Okay, so Thing 2 never did end up sick and stayed at school all day. But, you know how that works, it is called Murphy's Law. Had I assumed he was fine and went about my business, he definitely would have been sick and in the nurse's office.
You are probably wondering, why, if he wasn't sick and I wasn't forced to hold my nose and try not to gag while cleaning up his vomit or any of the other possible sundries our kids eject when sick, I did not post to my blog in so long?
The answer: not one but two four-letter words. "work" and "sick." I mean that I have been too consumed by my "part-time" position and that took what energy I had which wasn't much. The low energy came from a general feeling of malaise. I was able to function on the most basic of levels. Yet, it was candidly a struggle. I just haven't felt myself. I thought the lightbox would be a quick cure, and it has definitely helped, but thanks to the change of seasons, IBS and these iron pills I have had to take to counteract heavy periods (thanks to going off the birth control pill and perimenopause, welcome to my world), let's just say my stomach has been off and thus, so have I.
I have been doing really uncharacteristic things, like napping and forgetting to meet a friend for a lunch and museum tour,
which I had suggested! Yikes. I was horrified when I woke up to hear her message on my machine and her wondering if she had the date screwed up. Something was screwed up alright, that was me!

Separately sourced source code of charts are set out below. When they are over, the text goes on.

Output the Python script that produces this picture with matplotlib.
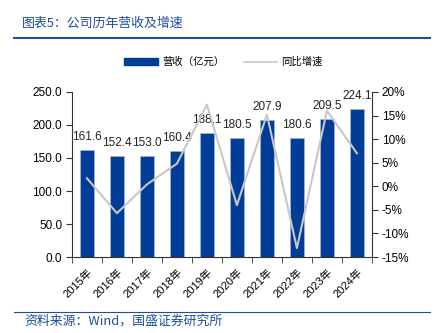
import matplotlib
matplotlib.use("Agg")
from matplotlib import pyplot as plt
from matplotlib.lines import Line2D
from matplotlib.patches import Patch
from matplotlib.ticker import FuncFormatter, FixedLocator

plt.rcParams['font.family'] = ['Liberation Sans', 'Noto Sans CJK SC']

years = ["2015年", "2016年", "2017年", "2018年", "2019年",
         "2020年", "2021年", "2022年", "2023年", "2024年"]
revenue = [161.6, 152.4, 153.0, 160.4, 188.1, 180.5, 207.9, 180.6, 209.5, 224.1]
growth = [1.7, -5.7, 0.4, 4.8, 17.3, -4.0, 15.2, -13.1, 16.0, 7.0]

bar_color = "#003d96"
line_color = "#c8c8c8"
title_color = "#1f4e9a"

fig = plt.figure(figsize=(4.36, 3.33), dpi=100)
ax = fig.add_axes([0.165, 0.228, 0.688, 0.496])
ax2 = ax.twinx()

x = range(len(years))
ax.bar(x, revenue, width=0.45, color=bar_color, edgecolor="#9fb4d8", linewidth=0.6, zorder=2)
for i, v in enumerate(revenue):
    ax.annotate(f"{v:.1f}", (i, v), xytext=(0, 5), textcoords="offset points",
                ha="center", va="bottom", fontsize=8.5, color="#222222")

ax2.plot(x, growth, color=line_color, linewidth=1.5, zorder=3)

ax.set_xlim(-0.5, len(years) - 0.5)
ax.set_ylim(0, 250)
ax.set_yticks(range(0, 251, 50))
ax.yaxis.set_major_formatter(FuncFormatter(lambda v, p: f"{v:.1f}"))
ax2.set_ylim(-15, 20)
ax2.set_yticks(range(-15, 21, 5))
ax2.yaxis.set_major_formatter(FuncFormatter(lambda v, p: f"{v:.0f}%"))

ax.set_xticks(list(x))
ax.set_xticklabels(years, rotation=45, ha="right", rotation_mode="anchor", fontsize=8)
ax.xaxis.set_minor_locator(FixedLocator([i - 0.5 for i in range(len(years) + 1)]))
ax.tick_params(axis="x", which="major", length=0, pad=7)
ax.tick_params(axis="x", which="minor", length=4, direction="out", color="#333333")
ax.tick_params(axis="y", length=4, labelsize=8.5, color="#333333", pad=3)
ax2.tick_params(axis="y", length=4, labelsize=8.5, color="#333333", pad=3)

for a in (ax, ax2):
    a.spines["top"].set_visible(False)
for s in ("left", "right", "bottom"):
    ax2.spines[s].set_color("#333333")
    ax.spines[s].set_color("#333333")
ax.spines["right"].set_visible(False)
ax2.spines["left"].set_visible(False)
ax2.spines["bottom"].set_visible(False)

handles = [Patch(facecolor=bar_color, edgecolor=bar_color),
           Line2D([], [], color=line_color, linewidth=1.2)]
fig.legend(handles, ["营收（亿元）", "同比增速"], loc="center", bbox_to_anchor=(0.513, 0.814),
           ncol=2, frameon=False, fontsize=7.5, handlelength=3.2, handleheight=0.6,
           handletextpad=0.4, columnspacing=1.9)

# header and footer
fig.text(0.05, 0.93, "图表5：公司历年营收及增速", fontsize=9.3, color=title_color,
         style="italic", va="center", family=['Noto Sans CJK SC', 'DejaVu Sans'])
fig.add_artist(Line2D([0.032, 0.986], [0.887, 0.887], color="#1f4e9a", linewidth=1.5))
fig.add_artist(Line2D([0.032, 0.986], [0.063, 0.063], color="#1f4e9a", linewidth=0.8))
fig.text(0.055, 0.035, "资料来源：Wind，国盛证券研究所", fontsize=9.3, color=title_color,
         style="italic", va="center", family=['Noto Sans CJK SC', 'DejaVu Sans'])

fig.savefig("out.png", dpi=100)
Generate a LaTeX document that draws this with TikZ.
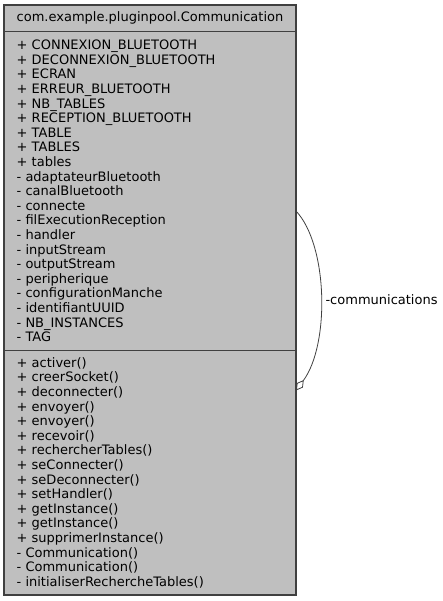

Anyway, after I called the doctor's office to complain about the havoc being wrought on my system by the iron pills, the nurse there told me I should stop them for a few days and try another brand. Since I was due for follow blood work 5 days later, I figured I would define "a few days" as "five days" and would just stop them altogether and take my chances. I went for my ritual blood letting at the blood drawing station yesterday and sincerely hope my iron count comes back normal.
This whole slippery slope began when I went off of one pill, the birth control pill, due to fear of breast cancer. My sister, had just been diagnosed with aggressive pre-menopausal breast cancer when I made that decision. I figured I didn't need extra hormones to increase my risk, so out went those pills. And in came the heavy periods. When I say heavy, I mean heavy, and will leave it at that. Pretty soon after that, I was anemic and guess what? Started taking more pills, this time iron pills. The risks and side-effects of the birth control pill were long term and theoretical. The side-effects of the iron pills, at least the brand Target sells, were pretty immediate and concrete (really, no pun intended).
I try to move beyond the irony of this situation, that even when I am not bleeding, some lab tech makes me bleed. Still though, I know that my medical problems are more annoyances than actually problematic. There would have been no real harm in taking a nap every once in a while as long as I had remembered to call my friend ahead of time and told her I was wiped out and down for the count. The struggle of having no energy and my stomach feeling very bad are not pleasant, but not generally debilitating. My sister's struggle through treatment of breast cancer puts my own issues in proper perspective.
In the final analysis it all comes down to one thing, or shall I say a few things: hormones, oh yeah, and getting old.